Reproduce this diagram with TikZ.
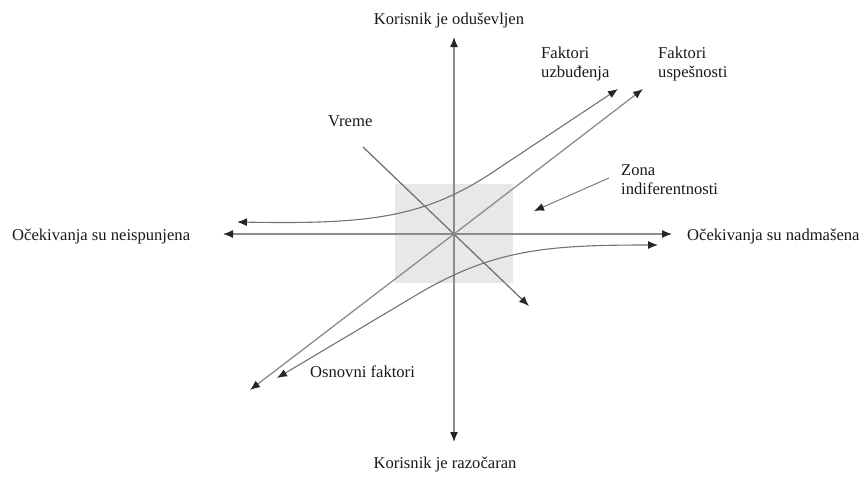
\documentclass[tikz,border=0pt]{standalone}
\usepackage{fontspec}
\setmainfont{Liberation Serif}
\usetikzlibrary{arrows.meta}
\begin{document}
\begin{tikzpicture}[x=1pt,y=-1pt,
  tip/.tip={Latex[length=10pt,width=8pt,color=black!85]},
  axis/.style={draw=black!45,line width=1.3pt,-tip},
  curve/.style={draw=black!55,line width=1.1pt,tip-tip},
  lbl/.style={font=\fontsize{16.6}{19}\selectfont,inner sep=0pt,text=black!90},
  lbll/.style={lbl,align=left}]
\useasboundingbox (0,0) rectangle (864,480);
% zone of indifference
\fill[black!9] (395,184) rectangle (513,283);
% key points
\coordinate (O) at (454,234);
\coordinate (top) at (454,37);
\coordinate (bot) at (454,442);
\coordinate (lft) at (223,234);
\coordinate (rgt) at (672,234);
\coordinate (tA) at (363,147);
\coordinate (tB) at (529,306);
\coordinate (sA) at (250,390);
\coordinate (sB) at (643,89);
\coordinate (uA) at (237,222);
\coordinate (uB) at (618,89);
\coordinate (bA) at (658,245);
\coordinate (bB) at (277,378);
\coordinate (zA) at (609,178);
\coordinate (zB) at (534,211);
% axes
\draw[axis] (O) -- (top);
\draw[axis] (O) -- (bot);
\draw[axis] (O) -- (lft);
\draw[axis] (O) -- (rgt);
% time
\draw[axis,draw=black!55] (tA) -- (tB);
% performance factors
\draw[axis] (O) -- (sA);
\draw[axis] (O) -- (sB);
% excitement factors
\draw[curve] (uB) -- (490,174) .. controls (420,220) and (360,224) .. (uA);
% basic factors
\draw[curve] (bA) .. controls (548,245) and (494,249) .. (418,294) -- (bB);
% pointer to zone
\draw[axis,draw=black!55,line width=0.9pt] (zA) -- (zB);
% labels
\node[lbl] (lt) at (449,20) {Korisnik je oduševljen};
\node[lbl] (lb) at (445,464) {Korisnik je razočaran};
\node[lbl,anchor=west] (ll) at (12,236) {Očekivanja su neispunjena};
\node[lbl,anchor=west] (lr) at (687,236) {Očekivanja su nadmašena};
\node[lbl,anchor=west] (lv) at (328,121) {Vreme};
\node[lbll,anchor=west] (lu) at (541,64) {Faktori\\uzbuđenja};
\node[lbll,anchor=west] (ls) at (658,64) {Faktori\\uspešnosti};
\node[lbll,anchor=west] (lz) at (621,180) {Zona\\indiferentnosti};
\node[lbl,anchor=west] (lo) at (310,372) {Osnovni faktori};
\end{tikzpicture}
\end{document}
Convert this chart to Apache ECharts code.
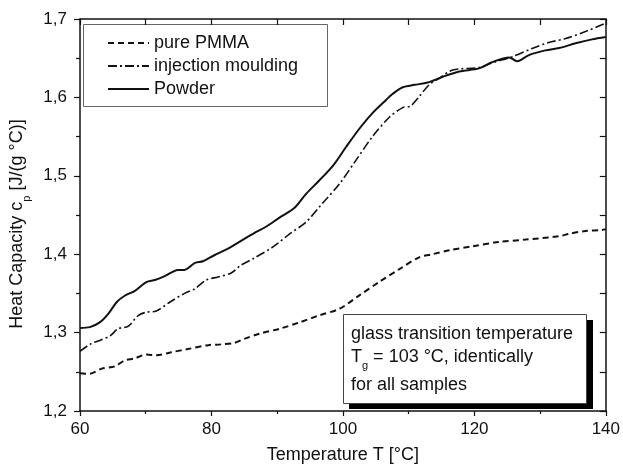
<!DOCTYPE html>
<html>
<head>
<meta charset="utf-8">
<script src="https://cdn.jsdelivr.net/npm/echarts@6/dist/echarts.min.js"></script>
<style>
html,body{margin:0;padding:0;background:#fff;}
#chart{width:623px;height:470px;}
</style>
</head>
<body>
<div id="chart"></div>
<script>
// Pure PMMA (dashed)
var pmmaT  = [60, 61.5, 63.3, 65.3, 66.8, 68.3, 70.1, 71.6, 73.9, 76.4, 79.5, 81.5, 83.5, 85, 87.3, 90.4, 93.4, 96.4, 99.5, 102.5, 105.5, 108.6, 111.6, 113.6, 116.2, 119.7, 123.8, 127.8, 132.9, 134.4, 136.9, 139.4, 140];
var pmmaCp = [1.248, 1.2475, 1.254, 1.257, 1.2645, 1.267, 1.272, 1.271, 1.275, 1.279, 1.284, 1.285, 1.287, 1.292, 1.2986, 1.305, 1.313, 1.322, 1.3305, 1.3475, 1.3645, 1.381, 1.396, 1.400, 1.405, 1.410, 1.4156, 1.4186, 1.423, 1.426, 1.4296, 1.431, 1.432];
// Injection moulding (dash-dot)
var injT  = [60, 61.5, 63, 64.6, 65.8, 67.3, 68.9, 70.1, 71.6, 73.7, 75.9, 77.5, 79.2, 81, 83, 84.5, 86.5, 89.3, 91.9, 94.4, 96.9, 99.5, 102, 104.5, 107.1, 109.1, 110.3, 111.6, 113.1, 114.6, 116.7, 120.7, 122.7, 125.8, 128.8, 131.3, 133.9, 136.9, 139.7, 140];
var injCp = [1.276, 1.285, 1.290, 1.296, 1.305, 1.308, 1.322, 1.326, 1.3275, 1.339, 1.350, 1.356, 1.367, 1.371, 1.376, 1.386, 1.395, 1.409, 1.426, 1.441, 1.465, 1.490, 1.520, 1.550, 1.575, 1.587, 1.589, 1.601, 1.616, 1.624, 1.635, 1.638, 1.644, 1.652, 1.6625, 1.670, 1.675, 1.684, 1.6936, 1.695];
// Powder (solid)
var powT  = [60, 61.5, 63, 64.3, 65.6, 66.8, 68.3, 70.1, 71.4, 72.9, 74.9, 75.9, 77.5, 78.7, 80.5, 82.5, 84.5, 86.5, 88.3, 90.4, 92.6, 94.4, 96.4, 98.5, 100.5, 102.5, 104.5, 106.6, 107.5, 109.1, 110.9, 112.9, 115.1, 117.7, 120.7, 122.7, 125.3, 126.5, 128.3, 130.8, 132.9, 135.4, 137.9, 140];
var powCp = [1.306, 1.307, 1.313, 1.324, 1.339, 1.347, 1.353, 1.3645, 1.367, 1.372, 1.380, 1.380, 1.389, 1.391, 1.399, 1.407, 1.417, 1.427, 1.435, 1.447, 1.459, 1.477, 1.494, 1.513, 1.537, 1.560, 1.580, 1.597, 1.604, 1.613, 1.616, 1.619, 1.626, 1.633, 1.637, 1.645, 1.651, 1.646, 1.654, 1.660, 1.663, 1.669, 1.674, 1.677];

var seriesNames = ['pure PMMA', 'injection moulding', 'Powder'];
var xTicks = [60, 80, 100, 120, 140];
var yTicks = [1.2, 1.3, 1.4, 1.5, 1.6, 1.7];

function zip(a, b) { return a.map(function (v, i) { return [v, b[i]]; }); }

var FONT = '"Liberation Sans", Arial, sans-serif';
var chart = echarts.init(document.getElementById('chart'), null, {renderer: 'canvas'});

var axisLine = {show: true, lineStyle: {color: '#111', width: 1.5}};

var option = {
  backgroundColor: '#fff',
  animation: false,
  textStyle: {fontFamily: FONT},
  grid: {left: 80, right: 16, top: 19, bottom: 59, containLabel: false},
  legend: {
    orient: 'vertical',
    left: 107, top: 34, padding: 0,
    itemWidth: 41, itemHeight: 18, itemGap: 5,
    itemStyle: {opacity: 0},
    textStyle: {fontSize: 18, color: '#111', fontFamily: FONT},
    data: seriesNames,
    selectedMode: false
  },
  xAxis: [{
    type: 'value', min: xTicks[0], max: xTicks[xTicks.length - 1], interval: 20,
    position: 'bottom',
    name: 'Temperature T [°C]', nameLocation: 'middle', nameGap: 35,
    nameTextStyle: {fontSize: 18, color: '#111', fontFamily: FONT},
    axisLine: axisLine,
    axisTick: {show: true, inside: false, length: 5, lineStyle: {color: '#111', width: 1.2}},
    minorTick: {show: true, splitNumber: 2, length: 3, lineStyle: {color: '#111', width: 1.2}},
    axisLabel: {fontSize: 17, color: '#111', margin: 10, fontFamily: FONT},
    splitLine: {show: false}
  }, {
    type: 'value', min: 60, max: 140, interval: 10, position: 'top',
    axisLine: axisLine,
    axisTick: {show: true, inside: true, length: 6, lineStyle: {color: '#111', width: 1.2}},
    axisLabel: {show: false}, splitLine: {show: false}
  }],
  yAxis: [{
    type: 'value', min: yTicks[0], max: yTicks[yTicks.length - 1], interval: 0.1,
    position: 'left',
    name: 'Heat Capacity c{s|p} [J/(g °C)]', nameLocation: 'middle', nameGap: 53,
    nameTextStyle: {fontSize: 18, color: '#111', fontFamily: FONT, padding: [0, 18, 0, 0],
      rich: {s: {fontSize: 11, fontFamily: FONT, color: '#111', verticalAlign: 'bottom', padding: [0, 0, -6, 0]}}},
    axisLine: axisLine,
    axisTick: {show: true, inside: false, length: 6, lineStyle: {color: '#111', width: 1.2}},
    minorTick: {show: true, splitNumber: 2, length: 4, lineStyle: {color: '#111', width: 1.2}},
    axisLabel: {fontSize: 17, color: '#111', margin: 13, fontFamily: FONT,
      formatter: function (v) { return v.toFixed(1).replace('.', ','); }},
    splitLine: {show: false}
  }, {
    type: 'value', min: 1.2, max: 1.7, interval: 0.05, position: 'right',
    axisLine: axisLine,
    axisTick: {show: true, inside: true, length: 6, lineStyle: {color: '#111', width: 1.2}},
    axisLabel: {show: false}, splitLine: {show: false}
  }],
  series: [{
    name: seriesNames[0], type: 'line', data: zip(pmmaT, pmmaCp),
    symbol: 'none', smooth: 0.3, xAxisIndex: 0, yAxisIndex: 0,
    lineStyle: {color: '#111', width: 2, type: [6, 4]},
    itemStyle: {color: '#111'}
  }, {
    name: seriesNames[1], type: 'line', data: zip(injT, injCp),
    symbol: 'none', smooth: 0.3,
    lineStyle: {color: '#111', width: 1.6, type: [9, 3, 2, 3]},
    itemStyle: {color: '#111'}
  }, {
    name: seriesNames[2], type: 'line', data: zip(powT, powCp),
    symbol: 'none', smooth: 0.3,
    lineStyle: {color: '#111', width: 2, type: 'solid'},
    itemStyle: {color: '#111'}
  }],
  graphic: [
    {type: 'rect', z: -1, shape: {x: 83.5, y: 24.5, width: 244, height: 82},
      style: {fill: '#fff', stroke: '#666', lineWidth: 1}},
    {type: 'rect', z: 10, shape: {x: 349, y: 320, width: 244, height: 89},
      style: {fill: '#000'}},
    {type: 'rect', z: 11, shape: {x: 343.5, y: 314.5, width: 243, height: 89},
      style: {fill: '#fff', stroke: '#444', lineWidth: 1}},
    {type: 'text', z: 12, x: 351, y: 334,
      style: {text: 'glass transition temperature', fontSize: 18, fontFamily: FONT, fill: '#111', verticalAlign: 'middle'}},
    {type: 'text', z: 12, x: 351, y: 357,
      style: {text: '{n|T}{s|g}{n| = 103 °C, identically}', fontSize: 18, fontFamily: FONT, fill: '#111', verticalAlign: 'middle',
        rich: {n: {fontSize: 18, fontFamily: FONT, fill: '#111'},
               s: {fontSize: 11, fontFamily: FONT, fill: '#111', verticalAlign: 'bottom', padding: [0, 0, -5, 0]}}}},
    {type: 'text', z: 12, x: 351, y: 385,
      style: {text: 'for all samples', fontSize: 18, fontFamily: FONT, fill: '#111', verticalAlign: 'middle'}}
  ]
};
chart.setOption(option);
</script>
</body>
</html>
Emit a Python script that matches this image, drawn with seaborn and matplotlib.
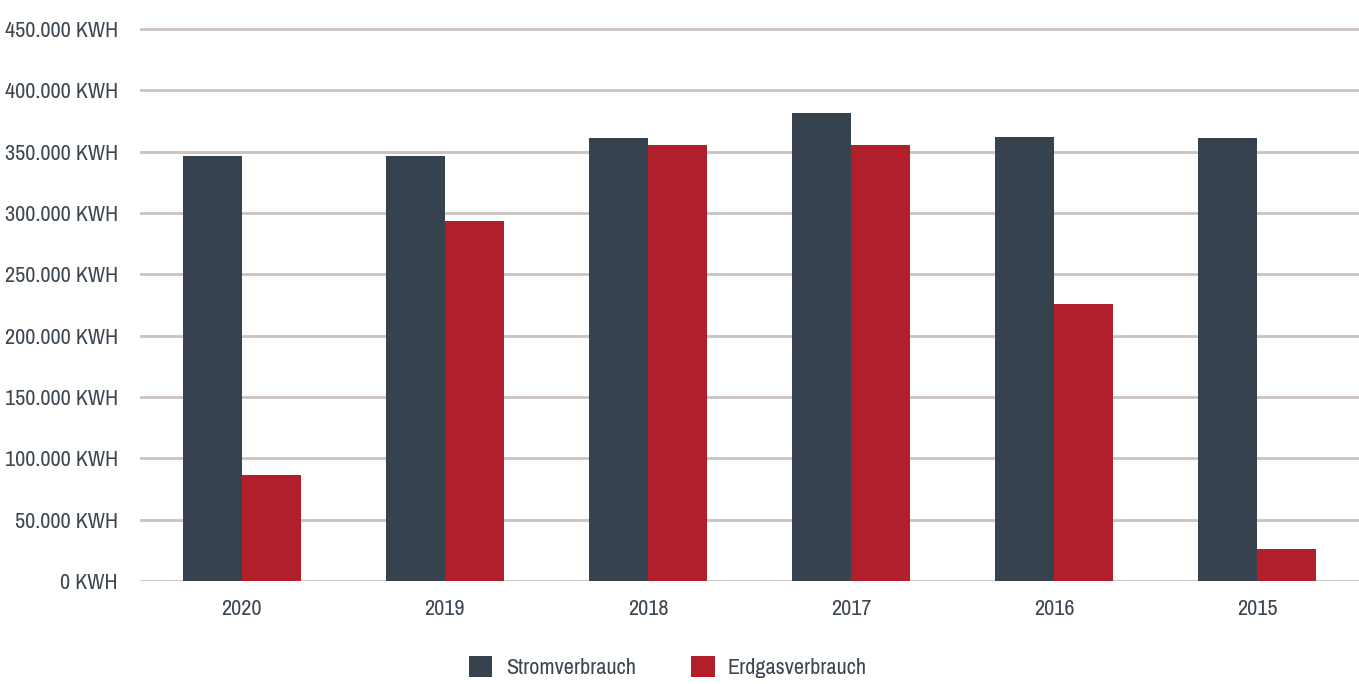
"""Energy consumption per year: electricity vs natural gas."""

import matplotlib
import pandas as pd
import seaborn as sns

matplotlib.use("Agg")
import matplotlib.pyplot as plt
from matplotlib import font_manager
from matplotlib.ticker import FuncFormatter

YEARS = ["2020", "2019", "2018", "2017", "2016", "2015"]
STROM = [346500, 346500, 361000, 381500, 362000, 361000]
ERDGAS = [86500, 293500, 355500, 355500, 226000, 26000]
SERIES = ["Stromverbrauch", "Erdgasverbrauch"]
Y_TICKS = list(range(0, 450001, 50000))

DARK = "#36424e"
RED = "#b01f2a"
GRID = "#cbc2bd"
TEXT = "#3d4752"


def pick_font() -> tuple[str, str, str, float]:
    """Prefer a narrow face, otherwise a light Roboto."""
    fonts = font_manager.fontManager.ttflist
    for f in fonts:
        if "Narrow" in f.name or "Condensed" in f.name:
            return f.name, "normal", "normal", 16
    for f in fonts:
        if f.name == "DejaVu Sans" and str(f.stretch) in ("condensed", "semi-condensed"):
            return f.name, "normal", "condensed", 14
    light = [f for f in fonts if f.name == "Roboto" and f.weight in (300, "light")]
    if light:
        return "Roboto", "light", "normal", 13.5
    return "Roboto", "normal", "normal", 13


family, weight, stretch, size = pick_font()

data = pd.DataFrame(
    {
        "Jahr": YEARS * 2,
        "Verbrauch": STROM + ERDGAS,
        "Art": [SERIES[0]] * len(YEARS) + [SERIES[1]] * len(YEARS),
    }
)

sns.set_theme(style="white")
plt.rcParams["font.family"] = [family, "DejaVu Sans"]
plt.rcParams["font.weight"] = weight
plt.rcParams["font.stretch"] = stretch

fig = plt.figure(figsize=(13.59, 6.84), dpi=100)
ax = fig.add_axes([140 / 1359, 1 - 581 / 684, 1 - 140 / 1359, 558.1 / 684])

sns.barplot(
    data=data,
    x="Jahr",
    y="Verbrauch",
    hue="Art",
    order=YEARS,
    hue_order=SERIES,
    palette=[DARK, RED],
    width=0.58,
    saturation=1,
    linewidth=0,
    ax=ax,
    zorder=3,
)

ax.set_xlim(-0.5, len(YEARS) - 0.5)
ax.set_ylim(0, 455000)
ax.set_yticks(Y_TICKS)
ax.yaxis.set_major_formatter(
    FuncFormatter(lambda v, _: f"{int(v):,} KWH".replace(",", "."))
)
ax.grid(axis="y", color=GRID, linewidth=2, zorder=0)
ax.set_axisbelow(True)
for spine in ax.spines.values():
    spine.set_visible(False)

ax.set_xlabel("")
ax.set_ylabel("")
ax.tick_params(axis="y", length=0, pad=16, labelsize=size, labelcolor=TEXT)
ax.tick_params(axis="x", length=0, pad=13, labelsize=size, labelcolor=TEXT)

handles, labels = ax.get_legend_handles_labels()
ax.get_legend().remove()
fig.legend(
    handles,
    labels,
    loc="center",
    bbox_to_anchor=(668 / 1359, 1 - 667 / 684),
    ncol=2,
    frameon=False,
    fontsize=size,
    labelcolor=TEXT,
    handlelength=1.05,
    handleheight=1.05,
    handletextpad=0.6,
    columnspacing=2.5,
)

fig.savefig("out.png", dpi=100)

------------------------------------------------

WORK INSTRUCTIONS: Output exactly the lines from the one containing "Emit a Python" through the one containing "from matplotlib.ticker import FuncFormatter", both included, and nothing else; leave out any pictures.

FINISHED EXERCISE:
Emit a Python script that matches this image, drawn with seaborn and matplotlib.
"""Energy consumption per year: electricity vs natural gas."""

import matplotlib
import pandas as pd
import seaborn as sns

matplotlib.use("Agg")
import matplotlib.pyplot as plt
from matplotlib import font_manager
from matplotlib.ticker import FuncFormatter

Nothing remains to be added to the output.